- GOAL OF THE EXERCISE -
The entries below contain a line with "Write the Chart.js code for this chart." and a line with "const yTicks = [1500, 1600, 1700, 1800, 1900, 2000];". Quote exactly those two lines and all lines between them.

- MATERIAL PROVIDED -
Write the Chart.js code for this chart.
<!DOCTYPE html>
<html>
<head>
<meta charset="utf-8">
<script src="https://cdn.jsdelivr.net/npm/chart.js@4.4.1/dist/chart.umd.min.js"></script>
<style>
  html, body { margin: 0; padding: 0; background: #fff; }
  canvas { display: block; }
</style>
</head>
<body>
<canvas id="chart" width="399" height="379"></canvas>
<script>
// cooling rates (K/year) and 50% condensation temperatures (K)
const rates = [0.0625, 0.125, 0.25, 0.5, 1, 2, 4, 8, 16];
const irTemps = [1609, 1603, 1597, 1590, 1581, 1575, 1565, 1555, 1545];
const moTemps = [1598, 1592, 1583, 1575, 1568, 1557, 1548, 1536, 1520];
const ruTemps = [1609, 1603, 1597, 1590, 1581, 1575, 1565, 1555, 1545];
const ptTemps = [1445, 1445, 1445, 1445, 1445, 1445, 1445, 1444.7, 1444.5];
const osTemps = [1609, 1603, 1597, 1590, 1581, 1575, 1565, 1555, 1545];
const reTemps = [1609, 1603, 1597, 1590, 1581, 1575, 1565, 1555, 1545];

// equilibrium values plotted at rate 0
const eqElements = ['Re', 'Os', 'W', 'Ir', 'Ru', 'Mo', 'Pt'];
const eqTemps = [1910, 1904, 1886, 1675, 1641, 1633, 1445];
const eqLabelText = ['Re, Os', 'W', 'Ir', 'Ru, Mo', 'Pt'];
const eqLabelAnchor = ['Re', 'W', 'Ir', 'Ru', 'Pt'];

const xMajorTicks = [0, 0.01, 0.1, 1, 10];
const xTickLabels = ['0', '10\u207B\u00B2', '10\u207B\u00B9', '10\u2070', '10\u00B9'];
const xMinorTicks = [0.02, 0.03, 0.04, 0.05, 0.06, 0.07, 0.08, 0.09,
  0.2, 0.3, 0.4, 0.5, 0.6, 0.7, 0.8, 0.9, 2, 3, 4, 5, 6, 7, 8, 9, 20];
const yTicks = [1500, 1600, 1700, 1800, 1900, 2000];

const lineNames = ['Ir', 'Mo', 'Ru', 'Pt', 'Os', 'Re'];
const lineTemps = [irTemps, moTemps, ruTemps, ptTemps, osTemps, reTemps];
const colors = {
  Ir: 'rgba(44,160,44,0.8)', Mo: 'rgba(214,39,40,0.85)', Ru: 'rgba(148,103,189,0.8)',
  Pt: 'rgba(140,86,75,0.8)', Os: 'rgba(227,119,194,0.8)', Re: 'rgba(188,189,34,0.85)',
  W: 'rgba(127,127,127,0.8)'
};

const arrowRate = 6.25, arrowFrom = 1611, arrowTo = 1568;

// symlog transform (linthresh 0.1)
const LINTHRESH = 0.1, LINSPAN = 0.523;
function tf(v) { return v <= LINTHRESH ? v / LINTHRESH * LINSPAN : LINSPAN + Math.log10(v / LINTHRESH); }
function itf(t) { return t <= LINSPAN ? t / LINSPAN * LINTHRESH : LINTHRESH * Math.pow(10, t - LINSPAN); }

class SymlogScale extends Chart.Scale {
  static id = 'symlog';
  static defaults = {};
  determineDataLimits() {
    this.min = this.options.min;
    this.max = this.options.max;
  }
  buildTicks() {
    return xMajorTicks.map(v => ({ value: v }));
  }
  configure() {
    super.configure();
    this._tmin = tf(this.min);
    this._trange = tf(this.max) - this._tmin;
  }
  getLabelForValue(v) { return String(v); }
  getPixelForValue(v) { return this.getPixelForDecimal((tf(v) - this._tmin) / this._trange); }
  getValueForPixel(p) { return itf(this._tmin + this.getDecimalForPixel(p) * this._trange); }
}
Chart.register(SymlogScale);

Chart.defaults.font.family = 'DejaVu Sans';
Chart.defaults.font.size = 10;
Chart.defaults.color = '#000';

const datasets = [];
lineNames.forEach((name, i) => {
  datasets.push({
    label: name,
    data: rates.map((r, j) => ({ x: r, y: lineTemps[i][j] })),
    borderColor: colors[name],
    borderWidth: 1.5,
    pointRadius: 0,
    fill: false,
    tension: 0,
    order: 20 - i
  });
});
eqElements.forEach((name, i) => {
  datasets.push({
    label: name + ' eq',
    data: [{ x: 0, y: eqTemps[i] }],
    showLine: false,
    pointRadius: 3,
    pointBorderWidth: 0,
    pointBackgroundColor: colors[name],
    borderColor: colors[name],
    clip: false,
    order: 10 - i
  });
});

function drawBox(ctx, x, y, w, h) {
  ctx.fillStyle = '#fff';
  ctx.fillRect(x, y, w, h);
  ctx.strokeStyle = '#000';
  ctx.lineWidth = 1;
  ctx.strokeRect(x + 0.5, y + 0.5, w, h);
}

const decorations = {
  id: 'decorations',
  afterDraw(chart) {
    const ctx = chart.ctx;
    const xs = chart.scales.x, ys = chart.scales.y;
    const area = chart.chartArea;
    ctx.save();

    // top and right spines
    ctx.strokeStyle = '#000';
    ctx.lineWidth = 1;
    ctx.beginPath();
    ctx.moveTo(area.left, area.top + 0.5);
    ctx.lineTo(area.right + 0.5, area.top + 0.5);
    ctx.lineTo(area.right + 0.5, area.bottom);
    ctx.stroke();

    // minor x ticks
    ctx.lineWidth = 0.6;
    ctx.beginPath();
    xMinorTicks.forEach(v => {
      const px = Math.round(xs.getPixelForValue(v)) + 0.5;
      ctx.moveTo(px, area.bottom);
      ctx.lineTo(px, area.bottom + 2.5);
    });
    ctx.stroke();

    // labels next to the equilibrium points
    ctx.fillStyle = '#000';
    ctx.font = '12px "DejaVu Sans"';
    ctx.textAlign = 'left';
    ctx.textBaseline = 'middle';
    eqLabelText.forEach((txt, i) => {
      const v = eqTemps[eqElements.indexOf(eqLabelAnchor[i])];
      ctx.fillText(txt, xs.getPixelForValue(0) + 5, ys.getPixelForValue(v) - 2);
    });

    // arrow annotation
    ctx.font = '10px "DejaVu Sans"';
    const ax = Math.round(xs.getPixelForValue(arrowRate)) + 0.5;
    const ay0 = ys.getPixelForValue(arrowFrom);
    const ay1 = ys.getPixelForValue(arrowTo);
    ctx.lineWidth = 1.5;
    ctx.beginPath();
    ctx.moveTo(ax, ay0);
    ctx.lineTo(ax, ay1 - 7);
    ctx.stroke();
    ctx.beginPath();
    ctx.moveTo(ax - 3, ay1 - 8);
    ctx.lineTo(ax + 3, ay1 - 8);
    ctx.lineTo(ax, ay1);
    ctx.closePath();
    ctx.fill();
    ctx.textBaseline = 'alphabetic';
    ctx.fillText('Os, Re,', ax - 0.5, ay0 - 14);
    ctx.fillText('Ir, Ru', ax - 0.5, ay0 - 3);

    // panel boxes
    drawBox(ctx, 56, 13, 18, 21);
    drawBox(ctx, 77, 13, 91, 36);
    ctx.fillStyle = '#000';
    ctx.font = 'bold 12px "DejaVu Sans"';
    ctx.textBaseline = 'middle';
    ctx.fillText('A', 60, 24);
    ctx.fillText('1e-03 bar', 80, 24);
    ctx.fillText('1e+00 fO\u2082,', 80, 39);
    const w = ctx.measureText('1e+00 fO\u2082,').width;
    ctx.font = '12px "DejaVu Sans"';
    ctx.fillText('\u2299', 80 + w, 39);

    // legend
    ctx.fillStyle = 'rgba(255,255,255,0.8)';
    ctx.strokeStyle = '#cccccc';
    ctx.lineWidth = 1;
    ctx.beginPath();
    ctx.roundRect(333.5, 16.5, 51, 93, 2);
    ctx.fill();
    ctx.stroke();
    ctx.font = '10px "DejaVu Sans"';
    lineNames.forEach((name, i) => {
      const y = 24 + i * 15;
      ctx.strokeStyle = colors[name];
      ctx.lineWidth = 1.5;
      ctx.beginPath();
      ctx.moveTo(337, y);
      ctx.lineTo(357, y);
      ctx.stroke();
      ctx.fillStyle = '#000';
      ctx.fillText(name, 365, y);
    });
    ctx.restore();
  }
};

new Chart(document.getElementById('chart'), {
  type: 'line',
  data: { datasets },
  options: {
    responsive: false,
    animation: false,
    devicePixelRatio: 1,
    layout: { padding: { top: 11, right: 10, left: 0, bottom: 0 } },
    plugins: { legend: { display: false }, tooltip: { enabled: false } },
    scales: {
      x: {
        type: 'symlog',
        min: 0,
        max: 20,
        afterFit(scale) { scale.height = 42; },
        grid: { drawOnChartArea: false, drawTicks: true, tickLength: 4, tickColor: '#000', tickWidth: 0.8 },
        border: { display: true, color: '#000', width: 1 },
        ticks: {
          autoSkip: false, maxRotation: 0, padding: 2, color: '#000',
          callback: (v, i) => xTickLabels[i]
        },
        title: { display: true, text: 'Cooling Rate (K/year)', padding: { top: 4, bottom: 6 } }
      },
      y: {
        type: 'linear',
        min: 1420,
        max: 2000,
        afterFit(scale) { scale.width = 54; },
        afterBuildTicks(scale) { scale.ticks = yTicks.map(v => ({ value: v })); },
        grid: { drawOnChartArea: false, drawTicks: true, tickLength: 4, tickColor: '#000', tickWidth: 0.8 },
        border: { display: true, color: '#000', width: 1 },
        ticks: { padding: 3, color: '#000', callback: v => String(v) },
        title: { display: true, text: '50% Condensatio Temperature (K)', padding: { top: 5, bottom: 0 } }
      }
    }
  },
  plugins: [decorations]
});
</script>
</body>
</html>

--

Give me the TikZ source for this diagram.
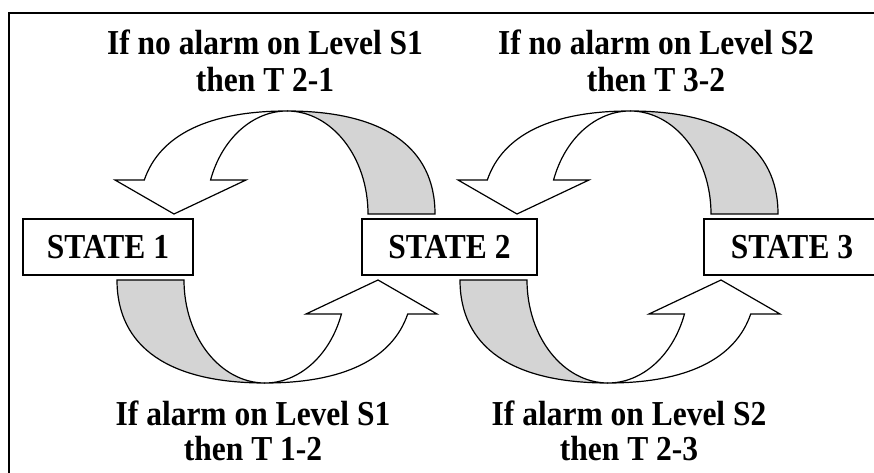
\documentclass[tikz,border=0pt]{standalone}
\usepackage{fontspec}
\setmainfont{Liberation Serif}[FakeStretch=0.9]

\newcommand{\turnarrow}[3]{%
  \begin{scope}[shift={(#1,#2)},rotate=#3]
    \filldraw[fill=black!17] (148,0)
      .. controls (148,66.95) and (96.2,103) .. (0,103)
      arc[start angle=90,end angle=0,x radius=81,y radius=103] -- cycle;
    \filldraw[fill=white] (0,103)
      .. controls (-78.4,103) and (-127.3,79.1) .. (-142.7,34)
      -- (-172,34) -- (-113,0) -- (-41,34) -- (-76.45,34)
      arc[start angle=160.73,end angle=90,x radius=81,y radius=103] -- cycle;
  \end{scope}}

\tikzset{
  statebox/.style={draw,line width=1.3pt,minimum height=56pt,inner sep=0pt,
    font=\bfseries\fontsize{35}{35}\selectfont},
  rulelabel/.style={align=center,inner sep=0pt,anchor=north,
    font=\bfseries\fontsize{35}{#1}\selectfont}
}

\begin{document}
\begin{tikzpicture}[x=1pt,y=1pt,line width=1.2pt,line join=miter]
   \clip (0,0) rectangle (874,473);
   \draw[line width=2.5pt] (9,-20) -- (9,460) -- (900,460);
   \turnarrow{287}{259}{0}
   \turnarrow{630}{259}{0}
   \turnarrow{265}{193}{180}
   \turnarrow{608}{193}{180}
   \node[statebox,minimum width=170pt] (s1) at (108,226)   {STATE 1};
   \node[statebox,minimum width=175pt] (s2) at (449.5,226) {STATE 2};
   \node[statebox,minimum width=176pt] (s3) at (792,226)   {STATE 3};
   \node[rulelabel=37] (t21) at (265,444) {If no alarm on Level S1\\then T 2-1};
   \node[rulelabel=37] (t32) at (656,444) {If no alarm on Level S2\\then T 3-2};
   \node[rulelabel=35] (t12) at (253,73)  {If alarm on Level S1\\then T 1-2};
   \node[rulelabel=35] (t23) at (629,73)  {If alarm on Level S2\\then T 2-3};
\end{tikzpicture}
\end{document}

- SOLUTION TO THE EXERCISE -
Write the Chart.js code for this chart.
<!DOCTYPE html>
<html>
<head>
<meta charset="utf-8">
<script src="https://cdn.jsdelivr.net/npm/chart.js@4.4.1/dist/chart.umd.min.js"></script>
<style>
  html, body { margin: 0; padding: 0; background: #fff; }
  canvas { display: block; }
</style>
</head>
<body>
<canvas id="chart" width="399" height="379"></canvas>
<script>
// cooling rates (K/year) and 50% condensation temperatures (K)
const rates = [0.0625, 0.125, 0.25, 0.5, 1, 2, 4, 8, 16];
const irTemps = [1609, 1603, 1597, 1590, 1581, 1575, 1565, 1555, 1545];
const moTemps = [1598, 1592, 1583, 1575, 1568, 1557, 1548, 1536, 1520];
const ruTemps = [1609, 1603, 1597, 1590, 1581, 1575, 1565, 1555, 1545];
const ptTemps = [1445, 1445, 1445, 1445, 1445, 1445, 1445, 1444.7, 1444.5];
const osTemps = [1609, 1603, 1597, 1590, 1581, 1575, 1565, 1555, 1545];
const reTemps = [1609, 1603, 1597, 1590, 1581, 1575, 1565, 1555, 1545];

// equilibrium values plotted at rate 0
const eqElements = ['Re', 'Os', 'W', 'Ir', 'Ru', 'Mo', 'Pt'];
const eqTemps = [1910, 1904, 1886, 1675, 1641, 1633, 1445];
const eqLabelText = ['Re, Os', 'W', 'Ir', 'Ru, Mo', 'Pt'];
const eqLabelAnchor = ['Re', 'W', 'Ir', 'Ru', 'Pt'];

const xMajorTicks = [0, 0.01, 0.1, 1, 10];
const xTickLabels = ['0', '10\u207B\u00B2', '10\u207B\u00B9', '10\u2070', '10\u00B9'];
const xMinorTicks = [0.02, 0.03, 0.04, 0.05, 0.06, 0.07, 0.08, 0.09,
  0.2, 0.3, 0.4, 0.5, 0.6, 0.7, 0.8, 0.9, 2, 3, 4, 5, 6, 7, 8, 9, 20];
const yTicks = [1500, 1600, 1700, 1800, 1900, 2000];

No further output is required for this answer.